Goal: Extract the whole listing as it stands. Do not include the pictures.

Source excerpt:

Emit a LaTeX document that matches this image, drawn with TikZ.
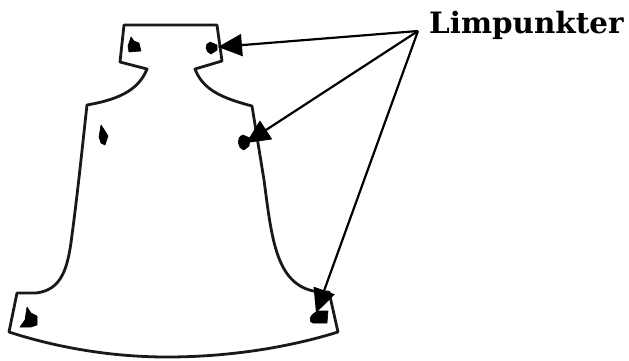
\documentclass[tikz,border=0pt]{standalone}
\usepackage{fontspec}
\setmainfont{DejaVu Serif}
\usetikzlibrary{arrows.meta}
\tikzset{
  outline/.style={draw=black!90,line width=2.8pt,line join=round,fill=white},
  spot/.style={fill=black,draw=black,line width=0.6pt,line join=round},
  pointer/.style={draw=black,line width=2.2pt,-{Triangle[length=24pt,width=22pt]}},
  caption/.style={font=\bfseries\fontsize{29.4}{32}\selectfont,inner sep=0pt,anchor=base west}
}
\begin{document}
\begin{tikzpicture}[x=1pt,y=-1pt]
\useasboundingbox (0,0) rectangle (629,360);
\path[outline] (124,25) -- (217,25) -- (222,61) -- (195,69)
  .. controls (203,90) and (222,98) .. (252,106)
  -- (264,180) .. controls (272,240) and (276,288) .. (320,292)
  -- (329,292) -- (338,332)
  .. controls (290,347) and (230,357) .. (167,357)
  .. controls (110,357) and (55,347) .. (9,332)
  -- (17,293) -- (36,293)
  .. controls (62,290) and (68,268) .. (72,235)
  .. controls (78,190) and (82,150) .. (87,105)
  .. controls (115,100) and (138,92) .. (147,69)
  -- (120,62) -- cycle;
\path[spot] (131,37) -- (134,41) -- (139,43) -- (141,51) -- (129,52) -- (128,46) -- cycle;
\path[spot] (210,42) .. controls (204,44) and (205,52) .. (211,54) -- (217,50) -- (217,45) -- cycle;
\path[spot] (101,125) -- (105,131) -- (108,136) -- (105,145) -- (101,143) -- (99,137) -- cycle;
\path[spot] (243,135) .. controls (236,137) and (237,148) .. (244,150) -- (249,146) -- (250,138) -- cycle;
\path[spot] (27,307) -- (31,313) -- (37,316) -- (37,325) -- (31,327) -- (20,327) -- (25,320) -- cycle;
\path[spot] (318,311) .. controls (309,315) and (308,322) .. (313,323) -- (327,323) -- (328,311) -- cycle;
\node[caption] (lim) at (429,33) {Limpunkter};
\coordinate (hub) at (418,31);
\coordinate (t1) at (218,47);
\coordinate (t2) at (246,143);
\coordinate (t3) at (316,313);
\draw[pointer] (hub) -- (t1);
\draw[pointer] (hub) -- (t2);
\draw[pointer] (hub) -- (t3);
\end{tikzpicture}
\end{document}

The solution:
Emit a LaTeX document that matches this image, drawn with TikZ.
\documentclass[tikz,border=0pt]{standalone}
\usepackage{fontspec}
\setmainfont{DejaVu Serif}
\usetikzlibrary{arrows.meta}
\tikzset{
  outline/.style={draw=black!90,line width=2.8pt,line join=round,fill=white},
  spot/.style={fill=black,draw=black,line width=0.6pt,line join=round},
  pointer/.style={draw=black,line width=2.2pt,-{Triangle[length=24pt,width=22pt]}},
  caption/.style={font=\bfseries\fontsize{29.4}{32}\selectfont,inner sep=0pt,anchor=base west}
}
\begin{document}
\begin{tikzpicture}[x=1pt,y=-1pt]
\useasboundingbox (0,0) rectangle (629,360);
\path[outline] (124,25) -- (217,25) -- (222,61) -- (195,69)
  .. controls (203,90) and (222,98) .. (252,106)
  -- (264,180) .. controls (272,240) and (276,288) .. (320,292)
  -- (329,292) -- (338,332)
  .. controls (290,347) and (230,357) .. (167,357)
  .. controls (110,357) and (55,347) .. (9,332)
  -- (17,293) -- (36,293)
  .. controls (62,290) and (68,268) .. (72,235)
  .. controls (78,190) and (82,150) .. (87,105)
  .. controls (115,100) and (138,92) .. (147,69)
  -- (120,62) -- cycle;
\path[spot] (131,37) -- (134,41) -- (139,43) -- (141,51) -- (129,52) -- (128,46) -- cycle;
\path[spot] (210,42) .. controls (204,44) and (205,52) .. (211,54) -- (217,50) -- (217,45) -- cycle;
\path[spot] (101,125) -- (105,131) -- (108,136) -- (105,145) -- (101,143) -- (99,137) -- cycle;
\path[spot] (243,135) .. controls (236,137) and (237,148) .. (244,150) -- (249,146) -- (250,138) -- cycle;
\path[spot] (27,307) -- (31,313) -- (37,316) -- (37,325) -- (31,327) -- (20,327) -- (25,320) -- cycle;
\path[spot] (318,311) .. controls (309,315) and (308,322) .. (313,323) -- (327,323) -- (328,311) -- cycle;
\node[caption] (lim) at (429,33) {Limpunkter};
\coordinate (hub) at (418,31);
\coordinate (t1) at (218,47);
\coordinate (t2) at (246,143);
\coordinate (t3) at (316,313);
\draw[pointer] (hub) -- (t1);
\draw[pointer] (hub) -- (t2);
\draw[pointer] (hub) -- (t3);
\end{tikzpicture}
\end{document}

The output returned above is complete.